Whether this will have impact in Russia is probably questionable.  Niezavisimaya spoke also with Alexei Makarkin, a Russian political scientist, who suggested it was unlikely that Savchenko’s nomination had been agreed in PACE, nor that the latter would be issuing any statements regarding the detention of their delegate. He believes that Russia will demonstratively ignore the move, and points out that Savchenko was elected and became PACE delegate after being arrested and remanded in custody.

This is possibly true, but Nadiya Savchenko was arrested after being captured by Kremlin-backed militants in Ukraine and her subsequent abduction to Russia and prosecution remain scandalous.

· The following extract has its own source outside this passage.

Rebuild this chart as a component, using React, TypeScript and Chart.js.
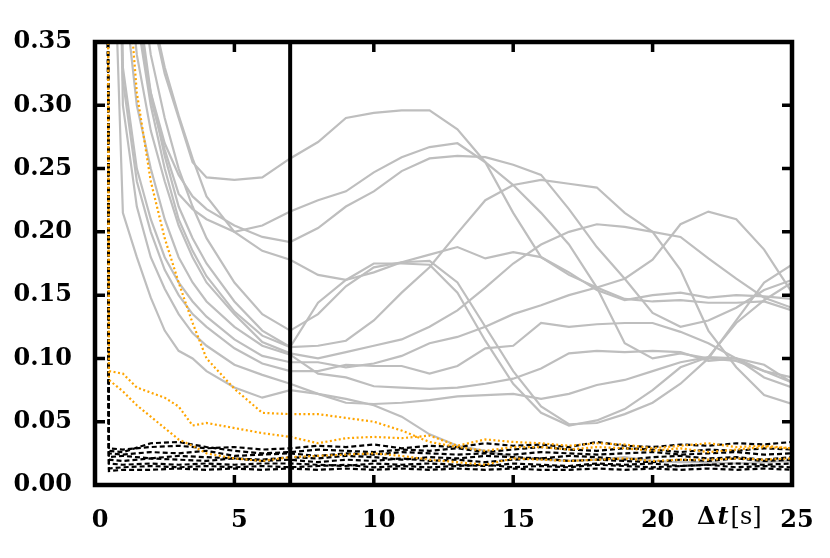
import { useEffect, useRef } from 'react';
import { Chart, registerables } from 'chart.js';

Chart.register(...registerables);

// time axes (s)
const tGray = [0.4, 0.5, 1, 1.5, 2, 2.5, 3, 3.5, 4, 5, 6, 7, 8, 9, 10, 11, 12, 13, 14, 15, 16, 17, 18, 19, 20, 21, 22, 23, 24, 25];
const tBlack = [0.4, 0.5, 1, 2, 3, 4, 5, 6, 7, 8, 9, 10, 11, 12, 13, 14, 15, 16, 17, 18, 19, 20, 21, 22, 23, 24, 25];

// gray solid series
const grayA = [1.0, 0.95, 0.64, 0.5, 0.375, 0.325, 0.29, 0.255, 0.243, 0.241, 0.243, 0.258, 0.271, 0.29, 0.294, 0.296, 0.296, 0.281, 0.255, 0.215, 0.18, 0.166, 0.156, 0.147, 0.145, 0.146, 0.144, 0.144, 0.145, 0.138];
const grayB = [1.0, 0.95, 0.6, 0.38, 0.305, 0.265, 0.23, 0.218, 0.21, 0.2, 0.205, 0.216, 0.225, 0.232, 0.247, 0.259, 0.267, 0.27, 0.255, 0.237, 0.215, 0.19, 0.156, 0.112, 0.1, 0.104, 0.1, 0.098, 0.09, 0.081];
const grayC = [1.0, 0.95, 0.58, 0.37, 0.31, 0.27, 0.245, 0.228, 0.218, 0.205, 0.196, 0.192, 0.203, 0.22, 0.232, 0.248, 0.258, 0.26, 0.259, 0.253, 0.245, 0.218, 0.188, 0.163, 0.136, 0.125, 0.13, 0.14, 0.154, 0.162];
const grayD = [1.0, 0.95, 0.62, 0.48, 0.38, 0.33, 0.292, 0.258, 0.228, 0.2, 0.185, 0.178, 0.166, 0.162, 0.168, 0.176, 0.182, 0.188, 0.179, 0.184, 0.18, 0.168, 0.154, 0.146, 0.15, 0.152, 0.148, 0.15, 0.149, 0.147];
const grayE = [1.0, 0.95, 0.5, 0.37, 0.3, 0.25, 0.21, 0.185, 0.165, 0.137, 0.118, 0.109, 0.11, 0.114, 0.13, 0.152, 0.172, 0.199, 0.225, 0.237, 0.241, 0.238, 0.235, 0.215, 0.2, 0.17, 0.122, 0.093, 0.071, 0.064];
const grayF = [1.0, 0.95, 0.45, 0.34, 0.28, 0.24, 0.205, 0.18, 0.16, 0.135, 0.113, 0.104, 0.1, 0.105, 0.11, 0.115, 0.125, 0.138, 0.156, 0.175, 0.19, 0.2, 0.206, 0.204, 0.2, 0.196, 0.179, 0.163, 0.148, 0.14];
const grayG = [1.0, 0.9, 0.33, 0.25, 0.21, 0.18, 0.16, 0.145, 0.133, 0.115, 0.102, 0.097, 0.097, 0.093, 0.096, 0.102, 0.112, 0.117, 0.125, 0.135, 0.142, 0.15, 0.156, 0.163, 0.178, 0.206, 0.216, 0.21, 0.186, 0.152];
const grayH = [1.0, 0.95, 0.52, 0.39, 0.31, 0.26, 0.22, 0.195, 0.175, 0.145, 0.122, 0.109, 0.144, 0.162, 0.175, 0.175, 0.174, 0.152, 0.114, 0.08, 0.057, 0.047, 0.051, 0.06, 0.075, 0.093, 0.101, 0.128, 0.146, 0.16];
const grayI = [1.0, 0.95, 0.55, 0.42, 0.34, 0.29, 0.25, 0.22, 0.195, 0.16, 0.135, 0.122, 0.135, 0.157, 0.172, 0.176, 0.177, 0.16, 0.125, 0.09, 0.062, 0.048, 0.049, 0.056, 0.065, 0.08, 0.1, 0.13, 0.16, 0.174];
const grayJ = [1.0, 0.9, 0.32, 0.24, 0.2, 0.17, 0.15, 0.135, 0.125, 0.108, 0.096, 0.09, 0.09, 0.095, 0.094, 0.094, 0.088, 0.094, 0.108, 0.11, 0.128, 0.125, 0.127, 0.128, 0.128, 0.121, 0.112, 0.1, 0.085, 0.077];
const grayK = [1.0, 0.95, 0.4, 0.3, 0.25, 0.21, 0.18, 0.16, 0.145, 0.125, 0.11, 0.103, 0.088, 0.085, 0.078, 0.077, 0.076, 0.077, 0.08, 0.084, 0.092, 0.104, 0.106, 0.105, 0.106, 0.105, 0.098, 0.1, 0.09, 0.085];
const grayL = [1.0, 0.9, 0.3, 0.22, 0.18, 0.155, 0.135, 0.12, 0.11, 0.095, 0.087, 0.08, 0.072, 0.065, 0.064, 0.065, 0.067, 0.07, 0.071, 0.072, 0.068, 0.072, 0.079, 0.083, 0.09, 0.097, 0.101, 0.1, 0.095, 0.081];
const grayM = [0.9, 0.55, 0.215, 0.18, 0.148, 0.122, 0.106, 0.1, 0.09, 0.077, 0.069, 0.075, 0.072, 0.068, 0.063, 0.054, 0.04, 0.031, 0.027, 0.022, 0.02, 0.019, 0.02, 0.022, 0.019, 0.018, 0.018, 0.017, 0.018, 0.019];

// orange dotted series
const orange1 = [1.0, 0.9, 0.45, 0.31, 0.24, 0.195, 0.16, 0.128, 0.1, 0.076, 0.057, 0.056, 0.056, 0.053, 0.05, 0.043, 0.034, 0.03, 0.027, 0.03, 0.03, 0.028, 0.03, 0.029, 0.027, 0.029, 0.026, 0.028, 0.03, 0.029];
const orange2 = [1.0, 0.09, 0.088, 0.077, 0.073, 0.069, 0.062, 0.047, 0.049, 0.045, 0.041, 0.038, 0.033, 0.037, 0.038, 0.037, 0.039, 0.031, 0.036, 0.034, 0.033, 0.031, 0.033, 0.032, 0.029, 0.031, 0.033, 0.03, 0.031, 0.029];
const orange3 = [1.0, 0.083, 0.074, 0.063, 0.054, 0.045, 0.036, 0.031, 0.025, 0.021, 0.019, 0.022, 0.023, 0.024, 0.025, 0.023, 0.02, 0.018, 0.016, 0.021, 0.02, 0.019, 0.02, 0.021, 0.019, 0.02, 0.02, 0.021, 0.02, 0.021];

// black dashed series
const black1 = [1.0, 0.029, 0.028, 0.03, 0.031, 0.029, 0.03, 0.028, 0.029, 0.031, 0.03, 0.032, 0.029, 0.031, 0.03, 0.033, 0.031, 0.032, 0.03, 0.034, 0.031, 0.03, 0.032, 0.031, 0.033, 0.032, 0.034];
const black2 = [1.0, 0.027, 0.026, 0.033, 0.034, 0.03, 0.027, 0.025, 0.026, 0.028, 0.027, 0.026, 0.028, 0.027, 0.029, 0.026, 0.028, 0.03, 0.028, 0.027, 0.029, 0.028, 0.026, 0.028, 0.027, 0.029, 0.028];
const black3 = [1.0, 0.025, 0.024, 0.026, 0.025, 0.027, 0.023, 0.024, 0.025, 0.023, 0.025, 0.024, 0.026, 0.025, 0.024, 0.025, 0.024, 0.026, 0.025, 0.024, 0.025, 0.026, 0.024, 0.025, 0.026, 0.024, 0.025];
const black4 = [1.0, 0.022, 0.023, 0.021, 0.023, 0.022, 0.021, 0.02, 0.022, 0.021, 0.023, 0.022, 0.02, 0.022, 0.021, 0.023, 0.022, 0.021, 0.023, 0.022, 0.02, 0.022, 0.023, 0.021, 0.022, 0.02, 0.022];
const black5 = [1.0, 0.02, 0.019, 0.021, 0.02, 0.019, 0.021, 0.019, 0.02, 0.018, 0.02, 0.019, 0.021, 0.019, 0.02, 0.018, 0.02, 0.021, 0.019, 0.02, 0.019, 0.018, 0.02, 0.019, 0.021, 0.019, 0.02];
const black6 = [1.0, 0.017, 0.016, 0.017, 0.016, 0.017, 0.016, 0.017, 0.017, 0.016, 0.015, 0.017, 0.016, 0.017, 0.016, 0.015, 0.017, 0.016, 0.015, 0.017, 0.016, 0.017, 0.015, 0.016, 0.017, 0.016, 0.017];
const black7 = [1.0, 0.013, 0.014, 0.015, 0.014, 0.015, 0.014, 0.015, 0.014, 0.015, 0.016, 0.014, 0.015, 0.014, 0.015, 0.016, 0.014, 0.015, 0.014, 0.016, 0.015, 0.014, 0.015, 0.016, 0.014, 0.015, 0.014];
const black8 = [1.0, 0.011, 0.012, 0.012, 0.013, 0.012, 0.013, 0.012, 0.013, 0.012, 0.013, 0.012, 0.013, 0.012, 0.013, 0.012, 0.013, 0.012, 0.012, 0.013, 0.012, 0.013, 0.012, 0.013, 0.012, 0.013, 0.012];

// vertical marker
const markerX = [7, 7];
const markerY = [0, 0.35];

// axes
const xTickValues = [0, 5, 10, 15, 20, 25];
const yTickValues = [0, 0.05, 0.1, 0.15, 0.2, 0.25, 0.3, 0.35];
const xTitleParts = ['Δ', 't', '[s]'];
const xTitleAt = 22.75;

const FONT_FAMILY = '"DejaVu Serif", "Liberation Serif", serif';

const pts = (xs: number[], ys: number[]) => xs.map((x, i) => ({ x, y: ys[i] }));

const framePlugin = {
  id: 'frame',
  afterDatasetsDraw(chart: any) {
    const { ctx, chartArea: a, scales } = chart;
    const xs = scales.x;
    const ys = scales.y;
    ctx.save();
    ctx.strokeStyle = '#000';
    ctx.lineCap = 'butt';
    ctx.lineWidth = 3.5;
    const TL = 10;
    ctx.beginPath();
    for (const v of xTickValues) {
      const px = xs.getPixelForValue(v);
      ctx.moveTo(px, a.bottom);
      ctx.lineTo(px, a.bottom - TL);
      ctx.moveTo(px, a.top);
      ctx.lineTo(px, a.top + TL);
    }
    for (const v of yTickValues) {
      const py = ys.getPixelForValue(v);
      ctx.moveTo(a.left, py);
      ctx.lineTo(a.left + TL, py);
      ctx.moveTo(a.right, py);
      ctx.lineTo(a.right - TL, py);
    }
    ctx.stroke();
    ctx.lineWidth = 4.5;
    ctx.strokeRect(a.left, a.top, a.right - a.left, a.bottom - a.top);

    // axis title
    const fonts = [
      `bold 24px ${FONT_FAMILY}`,
      `italic bold 24px ${FONT_FAMILY}`,
      `24px ${FONT_FAMILY}`,
    ];
    const widths = xTitleParts.map((p, i) => {
      ctx.font = fonts[i];
      return ctx.measureText(p).width;
    });
    const gap = 2;
    const total = widths.reduce((s, w) => s + w, 0) + gap * 2;
    let x = xs.getPixelForValue(xTitleAt) - total / 2;
    const y = a.bottom + 21;
    ctx.fillStyle = '#000';
    ctx.textBaseline = 'top';
    ctx.textAlign = 'left';
    xTitleParts.forEach((p, i) => {
      ctx.font = fonts[i];
      ctx.fillText(p, x, y);
      x += widths[i] + gap;
    });
    ctx.restore();
  },
};

export default function App() {
  const ref = useRef<HTMLCanvasElement | null>(null);

  useEffect(() => {
    if (!ref.current) return;
    const grays = [grayA, grayB, grayC, grayD, grayE, grayF, grayG, grayH, grayI, grayJ, grayK, grayL, grayM];
    const oranges = [orange1, orange2, orange3];
    const blacks = [black1, black2, black3, black4, black5, black6, black7, black8];

    const datasets: any[] = [];
    datasets.push({
      data: pts(markerX, markerY),
      borderColor: '#000',
      borderWidth: 4,
      pointRadius: 0,
      order: 0,
    });
    oranges.forEach((s) =>
      datasets.push({
        data: pts(tGray, s),
        borderColor: '#ffa500',
        borderWidth: 2.2,
        borderDash: [2, 2.5],
        pointRadius: 0,
        order: 1,
      })
    );
    blacks.forEach((s) =>
      datasets.push({
        data: pts(tBlack, s),
        borderColor: '#000',
        borderWidth: 2.2,
        borderDash: [5, 3],
        pointRadius: 0,
        order: 2,
      })
    );
    grays.forEach((s) =>
      datasets.push({
        data: pts(tGray, s),
        borderColor: '#bebebe',
        borderWidth: 2.2,
        pointRadius: 0,
        order: 3,
      })
    );

    const tickFont = { family: FONT_FAMILY, size: 24, weight: 'bold' as const };

    const chart = new Chart(ref.current, {
      type: 'line',
      data: { datasets },
      options: {
        responsive: false,
        animation: false,
        devicePixelRatio: 1,
        layout: { padding: { left: 0, top: 42, right: 38, bottom: 0 } },
        plugins: { legend: { display: false }, tooltip: { enabled: false }, title: { display: false } },
        elements: { line: { tension: 0 } },
        scales: {
          x: {
            type: 'linear',
            min: 0,
            max: 25,
            afterFit: (s: any) => {
              s.height = 73;
            },
            afterBuildTicks: (s: any) => {
              s.ticks = xTickValues.map((v) => ({ value: v }));
            },
            grid: { display: false, drawTicks: false },
            border: { display: false },
            ticks: {
              color: '#000',
              font: tickFont,
              padding: 21,
              labelOffset: 5,
              maxRotation: 0,
              callback: (v: any) => String(v),
            },
          },
          y: {
            type: 'linear',
            min: 0,
            max: 0.35,
            afterFit: (s: any) => {
              s.width = 95;
            },
            afterBuildTicks: (s: any) => {
              s.ticks = yTickValues.map((v) => ({ value: v }));
            },
            grid: { display: false, drawTicks: false },
            border: { display: false },
            ticks: {
              color: '#000',
              font: tickFont,
              padding: 23,
              callback: (v: any) => Number(v).toFixed(2),
            },
          },
        },
      },
      plugins: [framePlugin],
    });
    return () => chart.destroy();
  }, []);

  return (
    <div style={{ position: 'absolute', left: 0, top: 0, width: 830, height: 558, background: '#fff' }}>
      <canvas ref={ref} width={830} height={558} />
    </div>
  );
}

The 33-year-old (now former) Ukrainian military pilot was captured by the militants in the Luhansk oblast around June 17, and abducted to Russia where she was first formally remanded in custody on July 3. 

Both the investigators’ application for her detention, and the court’s ruling referred to “the territory of the Donetsk and Luhansk people’s republics” – self-proclaimed ‘republics’ which despite substantial funding and manning by the Kremlin have not been formally recognized by Russia.

Despite the fact that a video of Savchenko’s interrogation by the militants was posted on June 20, in which it is quite clear that she has been captured in the Luhansk oblast, Russia has maintained that she entered Russia ‘voluntarily’, pretending to be a refugee, and was arrested after being stopped in a routine check.

They even suggested recently that she might face an extra charge of ‘illegally crossing the border’.

Savchenko recently recognized the current head of the Luhansk ‘republic’ Igor Plotnitsky has having been one of the men who abducted her.  She has stated categorically that she was taken to Russia by force, in handcuffs and with a bag over her head. 

The investigators claim that in June, as a member of the Aidar Battalion, Savchenko found out the whereabouts of a group of TV Rossiya journalists and other civilians outside Luhansk, and passed these to fighters who carried out a mortar attack which killed TV Rossiya employees Igor Kornelyuk and Anton Voloshin.

The investigators have tried to both get all court hearings held behind closed doors and prevent testimony being added to the case which proves that Savchenko was nowhere near the place where the two Russians were killed.  The investigators have order two new expert assessments, giving almost no information to the defence about their content, although one is linked to the phone and sim-cards taken from Savchenko when she was taken into custody (with the investigators presumably claiming this to have been in Russia).  In the meantime, the defence have promised that new evidence will be presented this week which should prove once and for all that Savchenko was already in Luhansk when the journalists whose deaths she is accused of complicity in were killed.

There have been calls for Savchenko’s release from western governments and the authoritative Memorial Human Rights Centre has declared her a political prisoner.